Con quali sentimenti il popolo libico guarda oggi all’Italia?Con sentimenti positivi. Ho personalmente molti amici ed è un Paese amico. I fatti della colonizzazione appartengono a generazioni del passato. È il Paese europeo più vicino alla Libia e le buone relazioni debbono continuare, soprattutto adesso.
Come ricominciare su buone basi?Occorre interrompere ciò che Gheddafi ha fatto fino a queste ultime settimane, ad esempio alimentare direttamente l’immigrazione illegale. Il rais ha costretto tante persone africane in miseria ad imbarcarsi su mezzi di fortuna verso Lampedusa e la Sicilia. C’è Gheddafi dietro tutta la folla di gente che ha preso il mare nel 2011 dalle coste libiche dell’Ovest. Tutto questo deve finire e occorre intraprendere una buona cooperazione su ogni fronte.
A proposito degli sbarchi, Gheddafi aveva una logica precisa?Sperava forse che l’Italia si sarebbe tirata indietro dalla coalizione internazionale. In generale, da tempo, la sua unica logica umana era «O con me o faremo di tutto contro di voi». Aveva perduto ogni razionalità politica. Aveva un’idea in testa e l’eseguiva. Stop. Si credeva al di sopra di tutto e di tutti, una specie di divinità. È diventato, secondo me, un malato mentale.
Lei conosce bene il Sahel. È da lì che provenivano quasi tutti i mercenari degli ultimi mesi?Gheddafi ha cominciato a distribuire contanti per tentare di comprare il sostegno di quante più persone possibile. Sono giunti mercenari fin dall’America Latina, ma il grosso proveniva in primo luogo dal Ciad, poi dal Mali e dal Niger. Non posso dire che le autorità dei Paesi africani abbiano cooperato, ma hanno lasciato fare. Con il sostegno di un maliano e di un ugandese, le operazioni di reclutamento di giovani erano dirette da Bechir Salah Bechir, il segretario personale di Gheddafi.
La conquista finale di Tripoli è stata pianificata dalla coalizione internazionale?No. Sono di Tripoli e resto in contatto telefonico con tanti. I giovani della capitale si erano organizzati e coordinati già da un po’ di tempo, ma mancavano mezzi e munizioni per sollevarsi contro l’enorme potenza di Gheddafi nella capitale. Pian piano, però, grazie ad alcuni libici, armi e munizioni sono penetrate progressivamente da Misurata, Bengasi, dalle montagne del Gebel Nefussa. A Tripoli, sono stati i giovani a sollevarsi, poi affiancati dagli ammutinati delle forze di Gheddafi.

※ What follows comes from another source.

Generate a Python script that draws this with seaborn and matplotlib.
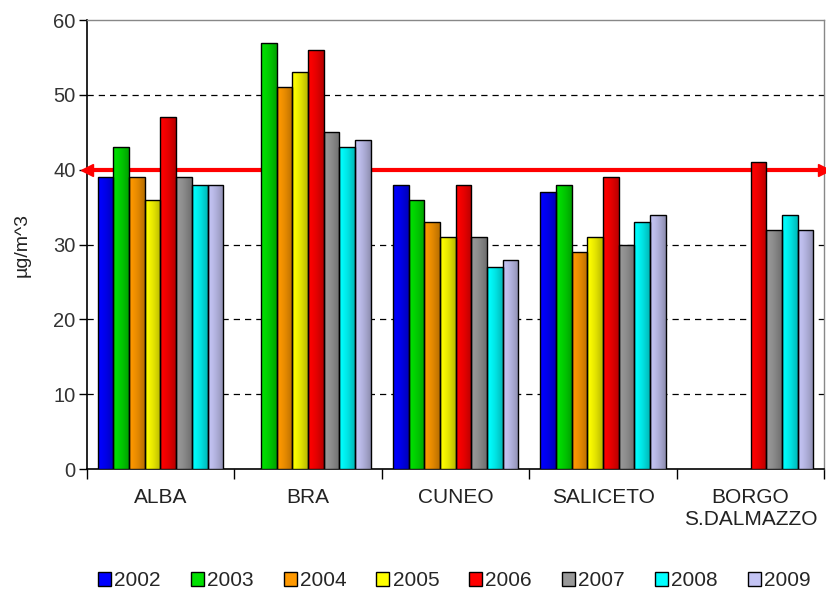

Lo scorso 22 febbraio, cosa l’aveva spinta a voltare le spalle al regime?Innanzitutto, non sono un ambasciatore di carriera, ma un professore universitario. L’ho fatto nel ricordo di mio padre, che possedeva un giornale ed era una persona onesta. E per l’interesse dei miei figli, dei miei nipoti, del mio Paese. Occorreva cambiare. L’epoca dei dittatori deve finire.